Monday, July 04, 2016

hand pieced nine patch

 This post:  a step by step for hand-pieced nine patch.
 Cut fabric squares.  These measure 1 1/2 inches before sewing.
Line them up:  Knot the thread.
Begin your sewing 1/4 inch in from the edge with the knot on top of your work.
Take a back stitch there to have a firm beginning.
The stitch used for hand piecing is the running stitch.
For added strength, use Jude Hill's rhythm.  She begins each running gesture with a back stitch.
The rhythm is:  back, running, running.  back running running.
 At the end of this tiny seam, do another back stitch, and then a loop knot before cutting the thread.
 Sew three patches together.
Sew two lines of three patches together (six patches)
Then sew three lines of three patches together (nine patches).
This is the nine patch.
Important tip for hand pieced seams.
FLOAT the seams.  Don't sew them down like you do with a sewing machine.
Instead, feel the sewn edge with your fingers, line it up, and make a back stitch really close to that seam's ridge on the side you've just finished stitching together.
Then slip the needle through the seam line without sewing anything - you just want to get it to the other side of the seam.
Make another back stitch on the new side.
Back, running running.  Back running running.
End with a double back stitch when you get to the seam.
 Slip the needle through the seam without sewing.
 Back stitch on the new side.
Sew two nine patches together.
The nine patch is a traditional quilt block.
Three rows of three nine-patches = a double nine patch.
It's possible to create a very large fabric using the nine patch as a building block.
 The most important tip is to allow those seams to float.
 The hand stitched seams become a design element on their own.
The weight of the thread gives substance.
The above photo is from three months ago.
When completed, it will measure 90" x 90".
I keep the patches to sew it in a zip lock in my purse.
I've been working on it for over two years.
I am not in a rush.
There is a dynamic circular whirl caught within the square limits of a well crafted nine patch.
Stop thinking so much and feel it.

12 comments:

arlee said...

This was my first sewing lesson at age 5, and i made all my doll's clothes on their bodies, with the seams outside :)That first back stitch was always the one that made it hard to change their duds!

B. Garner said...

I continue to learn from your slow and steady commitment to your quilts, Judy. Divine the rhythm, and truly, simply beautiful. I confess that I get started slowly and then cannot wait to finish, compromising my hand stitch by adding machine work...sure it gets done and is usually fine. THIS blue and white quilt is a beautiful and very meaningful project that will resonate over many lifetimes.
Bethany

jude said...

yes, for me it is kind of basket, the nine, and a toast to taking ones time. Floating the seam is new to me, thank you.
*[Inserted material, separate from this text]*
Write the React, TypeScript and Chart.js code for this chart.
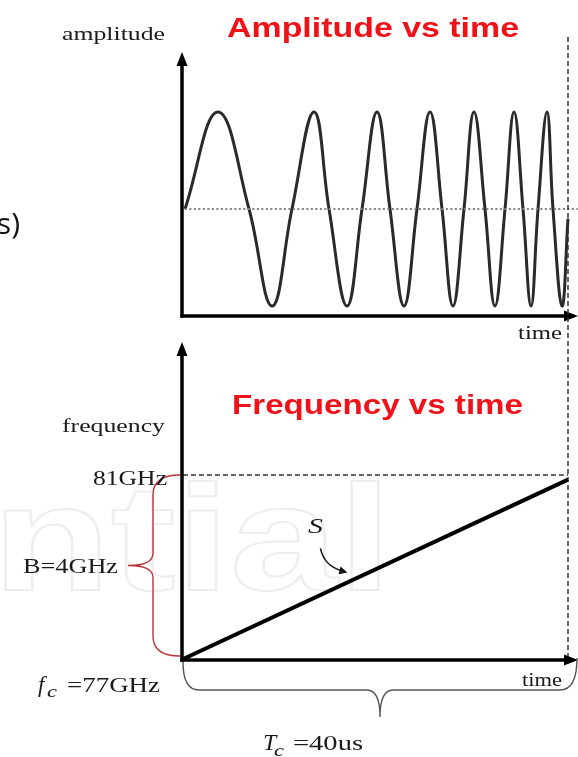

Karen @ Pieces of Contentment said...

' The hand stitched seams become a design element on their own.' Beautifully expressed. I'm wondering if/how you will press the seams when complete....

Mo Crow said...

love how you talk about the feel of the line, the freeing up of floating the seams... the haptic sense of it all

Penny Berens said...

You will have us all stitching little squares together! Great descriptIon, Judy. I have noticed this piece in previous photos and what appeals to me is the freedom of letting the back seems float and dance to their own tune. Hugs.

Heather Hutchinson said...

~ beautiful pictures. beautiful words ~

Amy Meissner said...

Thank you, Judy. I, too, always learn so much from your posts. I think of your floating the seams as a metaphor for something much larger and always appreciate your awareness of materials. I wish more people would float past their seams.
XO
Amy

Lorie McCown said...

Just like mom never made! It's a meditative, repetitive motion, this piecing. I love the back as much as the front. That ragged edge I always seem to be on.

Colleen Kole said...

This is what I first learned to sew - a nine patch. Thank you for reminding me of the beauty in the simplicity of the nine patch. And thank you for bringing back such a wonderful memory for me in my first sewing project.

Jane D said...

I love this piece, blue and white, my favourite.

Carrie said...

"Stop thinking so much and feel it" I needed to hear that, thank you. Your blog continues to inspire me.